Sieht man von einigen wenigen – wenn auch mittlerweile prominenten – Tech-Superstars wie Google ab, ist am Anfang immer das Branchen Know How, das Bewusstsein für ein Problem der Zielgruppe, das Wissen über typische Zusammenhänge in einem Bereich. Wer dieses Geschäft nun evolutionieren will, braucht aber trotzdem den starken Drang etwas zu verändern und darf nicht zu angepasst im Unternehmen sein. Eine Gradwanderung. Es braucht zudem ein Alphaweibchen/-männchen das sich dem etablierten Management widersetzen kann.

Genauso wie man heute die Führungskräfte der nächsten Generation entwickelt, muss man die Gründer der nächsten Generation entwickeln.

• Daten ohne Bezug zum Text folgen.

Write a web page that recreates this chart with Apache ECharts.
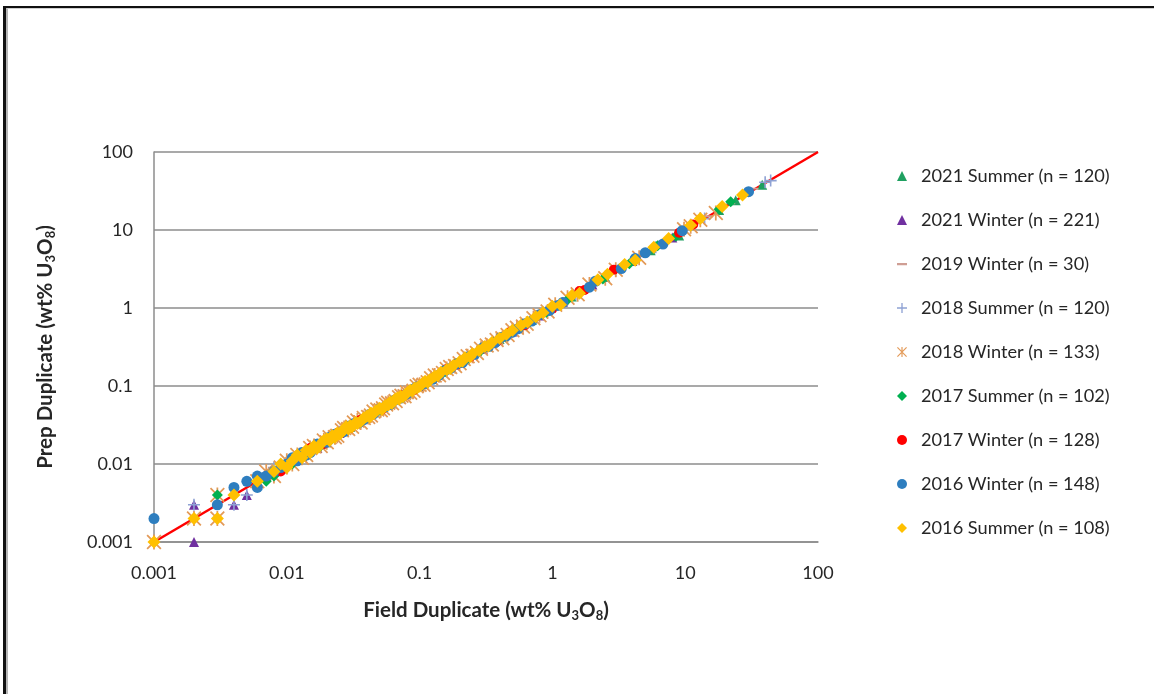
<!DOCTYPE html>
<html>
<head>
<meta charset="utf-8">
<script src="https://cdn.jsdelivr.net/npm/echarts@6/dist/echarts.min.js"></script>
<style>
  html, body { margin: 0; padding: 0; background: #fff; }
  #main { position: absolute; left: 0; top: 0; width: 1154px; height: 694px; }
  #frame { position: absolute; left: 3px; top: 6px; width: 1200px; height: 720px;
    border-left: 3px solid #111; border-top: 2px solid #111; pointer-events: none; }
  #frame div { width: 100%; height: 100%; border-left: 2px solid #b5b5b5; border-top: 1px solid #d0d0d0; }
</style>
</head>
<body>
<div id="main"></div>
<div id="frame"><div></div></div>
<script>
// log tick labels, 0.001 .. 100
const tickLabels = ['0.001', '0.01', '0.1', '1', '10', '100'];
const oneToOne = [[0.001, 0.001], [100, 100]];

const seriesNames = [
  '2021 Summer (n = 120)', '2021 Winter (n = 221)', '2019 Winter (n = 30)',
  '2018 Summer (n = 120)', '2018 Winter (n = 133)', '2017 Summer (n = 102)',
  '2017 Winter (n = 128)', '2016 Winter (n = 148)', '2016 Summer (n = 108)'
];

// [field duplicate, prep duplicate]
const summer2021 = [[0.008,0.008],[0.012,0.012],[0.018,0.018],[0.03,0.03],[0.05,0.05],[0.08,0.08],
  [0.13,0.13],[0.22,0.22],[0.4,0.4],[0.7,0.7],[1.4,1.4],[2.5,2.5],[5.5,5.5],[9,8.5],[18,18],[24,24],[38,38]];
const winter2021 = [[0.002,0.001],[0.002,0.003],[0.004,0.003],[0.005,0.004],[0.007,0.007],[0.01,0.01],
  [0.013,0.013],[0.017,0.016],[0.025,0.025],[0.033,0.034],[0.05,0.05],[0.07,0.07],[0.1,0.1],[0.14,0.14],
  [0.2,0.2],[0.3,0.3],[0.5,0.5],[0.8,0.8],[1.2,1.2],[2,2],[4,4],[8,8]];
const winter2019 = [[0.003,0.003],[0.009,0.009],[0.02,0.02],[0.04,0.04],[0.07,0.07],[0.15,0.15],[0.35,0.35],
  [0.7,0.7],[1.8,1.8],[5,5],[15,15],[22,22],[33,34]];
const summer2018 = [[0.002,0.003],[0.004,0.003],[0.005,0.004],[0.006,0.006],[0.008,0.009],[0.011,0.011],
  [0.015,0.015],[0.02,0.02],[0.025,0.026],[0.035,0.034],[0.046,0.047],[0.06,0.06],[0.08,0.08],[0.12,0.12],
  [0.17,0.17],[0.25,0.25],[0.4,0.4],[0.6,0.6],[0.9,0.9],[1.5,1.5],[3,3],[6,6],[14,14],[40,41],[44,43]];
const winter2018 = [[0.001,0.001],[0.002,0.002],[0.003,0.004],[0.003,0.002],[0.006,0.006],[0.007,0.008],
  [0.008,0.007],[0.009,0.009],[0.01,0.011],[0.011,0.01],[0.012,0.013],[0.013,0.012],[0.014,0.013],
  [0.015,0.016],[0.016,0.017],[0.018,0.017],[0.019,0.02],[0.02,0.019],[0.021,0.022],[0.023,0.022],
  [0.024,0.023],[0.026,0.027],[0.027,0.029],[0.029,0.028],[0.031,0.03],[0.032,0.034],[0.034,0.036],
  [0.036,0.034],[0.038,0.039],[0.041,0.04],[0.043,0.042],[0.045,0.047],[0.048,0.05],[0.051,0.049],
  [0.053,0.052],[0.056,0.058],[0.058,0.061],[0.062,0.06],[0.066,0.064],[0.07,0.072],[0.073,0.075],
  [0.077,0.074],[0.08,0.083],[0.085,0.082],[0.09,0.087],[0.095,0.099],[0.1,0.104],[0.107,0.104],
  [0.115,0.112],[0.122,0.126],[0.13,0.136],[0.14,0.137],[0.15,0.147],[0.16,0.165],[0.17,0.175],
  [0.185,0.18],[0.2,0.196],[0.215,0.222],[0.23,0.24],[0.25,0.245],[0.27,0.265],[0.29,0.3],[0.32,0.33],
  [0.35,0.34],[0.38,0.39],[0.42,0.41],[0.46,0.45],[0.5,0.52],[0.54,0.56],[0.6,0.58],[0.64,0.63],
  [0.72,0.74],[0.8,0.81],[0.92,0.9],[1.05,1.1],[1.3,1.35],[1.55,1.5],[1.9,2.0],[2.5,2.4],[3.0,3.1],
  [4.5,4.4],[9.8,10.2],[11,11.2],[13,13.5],[17,16.5]];
const summer2017 = [[0.003,0.004],[0.007,0.006],[0.008,0.007],[0.011,0.01],[0.014,0.013],[0.018,0.017],
  [0.022,0.021],[0.027,0.028],[0.034,0.033],[0.042,0.043],[0.05,0.049],[0.06,0.059],[0.072,0.071],
  [0.087,0.089],[0.105,0.103],[0.125,0.127],[0.155,0.152],[0.19,0.195],[0.23,0.225],[0.29,0.285],
  [0.36,0.365],[0.44,0.43],[0.56,0.57],[0.68,0.67],[0.9,0.88],[1.3,1.28],[2.4,2.35],[3.8,3.7],[6.2,6.3],
  [8.5,8.3],[18,18.5],[22,23]];
const winter2017 = [[0.007,0.007],[0.009,0.008],[0.012,0.012],[0.015,0.016],[0.019,0.018],[0.024,0.025],
  [0.03,0.029],[0.036,0.037],[0.044,0.045],[0.052,0.05],[0.062,0.063],[0.075,0.076],[0.09,0.088],
  [0.11,0.112],[0.13,0.128],[0.16,0.165],[0.19,0.188],[0.24,0.235],[0.3,0.305],[0.38,0.37],[0.48,0.49],
  [0.62,0.6],[0.78,0.8],[1.0,0.98],[1.6,1.65],[1.75,1.7],[2.9,3.1],[9.0,9.2],[11.5,11.8]];
const winter2016 = [[0.001,0.002],[0.003,0.003],[0.004,0.005],[0.005,0.006],[0.006,0.007],[0.006,0.005],
  [0.007,0.007],[0.008,0.008],[0.009,0.009],[0.01,0.01],[0.011,0.012],[0.012,0.011],[0.013,0.014],
  [0.014,0.013],[0.015,0.014],[0.016,0.016],[0.017,0.018],[0.02,0.019],[0.021,0.022],[0.023,0.024],
  [0.025,0.025],[0.027,0.026],[0.03,0.031],[0.032,0.033],[0.035,0.034],[0.038,0.037],[0.042,0.043],
  [0.045,0.044],[0.05,0.051],[0.055,0.054],[0.06,0.058],[0.065,0.066],[0.072,0.07],[0.08,0.079],
  [0.088,0.09],[0.095,0.097],[0.11,0.108],[0.125,0.122],[0.14,0.138],[0.155,0.158],[0.17,0.168],
  [0.19,0.192],[0.21,0.2],[0.23,0.235],[0.26,0.255],[0.3,0.31],[0.33,0.32],[0.37,0.36],[0.41,0.42],
  [0.45,0.44],[0.5,0.49],[0.55,0.54],[0.62,0.63],[0.7,0.68],[0.8,0.82],[0.95,0.93],[1.1,1.08],
  [1.2,1.18],[1.9,1.85],[2.1,2.2],[3.3,3.2],[4.2,4.3],[5.0,5.1],[6.8,6.6],[9.5,9.8],[30,31]];
const summer2016 = [[0.001,0.001],[0.002,0.002],[0.003,0.002],[0.004,0.004],[0.006,0.006],[0.008,0.008],
  [0.009,0.01],[0.01,0.009],[0.011,0.011],[0.012,0.013],[0.013,0.012],[0.014,0.015],[0.015,0.014],
  [0.016,0.017],[0.017,0.016],[0.018,0.018],[0.019,0.02],[0.02,0.021],[0.021,0.02],[0.022,0.023],
  [0.023,0.022],[0.024,0.025],[0.025,0.024],[0.026,0.026],[0.027,0.028],[0.028,0.03],[0.029,0.028],
  [0.03,0.031],[0.031,0.03],[0.033,0.034],[0.034,0.033],[0.036,0.035],[0.038,0.039],[0.04,0.041],
  [0.042,0.04],[0.043,0.045],[0.045,0.044],[0.047,0.048],[0.05,0.052],[0.052,0.05],[0.055,0.056],
  [0.058,0.057],[0.06,0.062],[0.062,0.06],[0.064,0.065],[0.066,0.068],[0.068,0.07],[0.07,0.068],
  [0.072,0.074],[0.075,0.073],[0.078,0.078],[0.082,0.084],[0.085,0.088],[0.088,0.086],[0.092,0.094],
  [0.096,0.095],[0.1,0.1],[0.105,0.108],[0.11,0.115],[0.115,0.112],[0.12,0.121],[0.13,0.133],
  [0.137,0.135],[0.145,0.15],[0.16,0.162],[0.17,0.168],[0.18,0.185],[0.2,0.205],[0.21,0.208],
  [0.22,0.23],[0.24,0.238],[0.25,0.26],[0.28,0.285],[0.31,0.32],[0.33,0.325],[0.35,0.36],[0.4,0.41],
  [0.45,0.46],[0.5,0.52],[0.58,0.6],[0.65,0.66],[0.75,0.77],[0.85,0.87],[1.0,1.05],[1.15,1.1],
  [1.4,1.45],[1.6,1.55],[2.2,2.3],[2.6,2.7],[3.5,3.6],[4.2,4.1],[5.8,6.0],[7.5,7.8],[11,11.5],[13,14],
  [19,20],[27,28]];

const FONT = 'Lato';
const starPath = 'path://M0,1L1,0L12,11L11,12Z M11,0L12,1L1,12L0,11Z M5.3,0L6.7,0L6.7,12L5.3,12Z';
const plusPath = 'path://M5.2,0L6.8,0L6.8,12L5.2,12Z M0,5.2L12,5.2L12,6.8L0,6.8Z';
// short horizontal dash inside a square box (tiny corner specks keep the box square)
const dashPath = 'path://M0,0L0.05,0L0,0.05Z M0,4L10,4L10,6.2L0,6.2Z M10,10L9.95,10L10,9.95Z';

function scatter(name, data, symbol, size, color) {
  return { name: name, type: 'scatter', data: data, symbol: symbol, symbolSize: size,
    itemStyle: { color: color, opacity: 1 }, emphasis: { disabled: true } };
}

const titleStyle = {
  fontFamily: FONT, fontSize: 20.5, fontWeight: 'bold', color: '#262626', lineHeight: 24,
  rich: { sub: { fontFamily: FONT, fontSize: 13, fontWeight: 'bold', lineHeight: 13,
    verticalAlign: 'bottom', color: '#262626' } }
};

const chart = echarts.init(document.getElementById('main'));
chart.setOption({
  animation: false,
  textStyle: { fontFamily: FONT },
  grid: { left: 154, right: 336, top: 152, bottom: 152 },
  legend: {
    orient: 'vertical', left: 892, top: 160, itemGap: 22,
    itemWidth: 10, itemHeight: 10,
    data: seriesNames,
    textStyle: { fontFamily: FONT, fontSize: 18.2, color: '#262626', lineHeight: 22, padding: [0, 0, 0, 9] }
  },
  xAxis: {
    type: 'log', logBase: 10, min: 0.001, max: 100,
    name: 'Field Duplicate (wt% U{sub|3}O{sub|8})',
    nameLocation: 'middle', nameGap: 56,
    nameTextStyle: titleStyle,
    axisLine: { show: true, lineStyle: { color: '#8c8c8c', width: 1.5 } },
    axisTick: { show: false },
    splitLine: { show: false },
    axisLabel: { fontFamily: FONT, fontSize: 18, color: '#262626', margin: 22,
      formatter: v => tickLabels[Math.round(Math.log10(v)) + 3] }
  },
  yAxis: {
    type: 'log', logBase: 10, min: 0.001, max: 100,
    name: 'Prep Duplicate (wt% U{sub|3}O{sub|8})',
    nameLocation: 'middle', nameGap: 97,
    nameTextStyle: titleStyle,
    axisLine: { show: true, lineStyle: { color: '#8c8c8c', width: 1.5 } },
    axisTick: { show: false },
    splitLine: { show: true, lineStyle: { color: '#8c8c8c', width: 1.5 } },
    axisLabel: { fontFamily: FONT, fontSize: 18, color: '#262626', margin: 21,
      formatter: v => tickLabels[Math.round(Math.log10(v)) + 3] }
  },
  series: [
    { name: '1:1', type: 'line', data: oneToOne, showSymbol: false, symbol: 'none',
      lineStyle: { color: '#ff0000', width: 2.5 }, z: 1, silent: true },
    scatter(seriesNames[0], summer2021, 'triangle', 10, '#1fa060'),
    scatter(seriesNames[1], winter2021, 'triangle', 10, '#7030a0'),
    scatter(seriesNames[2], winter2019, dashPath, 9, '#cf9e94'),
    scatter(seriesNames[3], summer2018, plusPath, 12, '#8fa2d4'),
    scatter(seriesNames[4], winter2018, starPath, 15, '#e39a58'),
    scatter(seriesNames[5], summer2017, 'diamond', 11, '#00b050'),
    scatter(seriesNames[6], winter2017, 'circle', 10, '#ff0000'),
    scatter(seriesNames[7], winter2016, 'circle', 11, '#2e7ebf'),
    scatter(seriesNames[8], summer2016, 'diamond', 13, '#ffc000')
  ]
});
</script>
</body>
</html>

Im Unternehmen ausbilden, dann beispielsweise auf Europareise durch Startup-Co-Workingspaces schicken, um sie mit frischen Ideen wieder mit dem Status Quo im Unternehmen vertraut machen zu können. Schlussendlich, wenn die Vision der Unternehmenszukunft gereift ist, gründen Mitarbeiter und Unternehmen gemeinsam ein neues Unternehmen. Ja, Mitarbeiter gründen Innovationstöchter, mit Anteilen daran, das Mutterunternehmen wird zum strategischen Investor. Das Gehalt sollte jedoch dafür deutlich reduziert, gegenüber einer vergleichbaren Tätigkeit im etablierten Unternehmen sein, sonst leidet der Unternehmergeist, wenn kein unternehmerisches Risiko eingegangen wird. Das ist sicher nichts für jeden Mitarbeiter, aber für viele, die heute in der Startup-Szene andocken, denn im Vergleich zu einem echten Startup-Gründer ist das immer noch pure Sicherheit.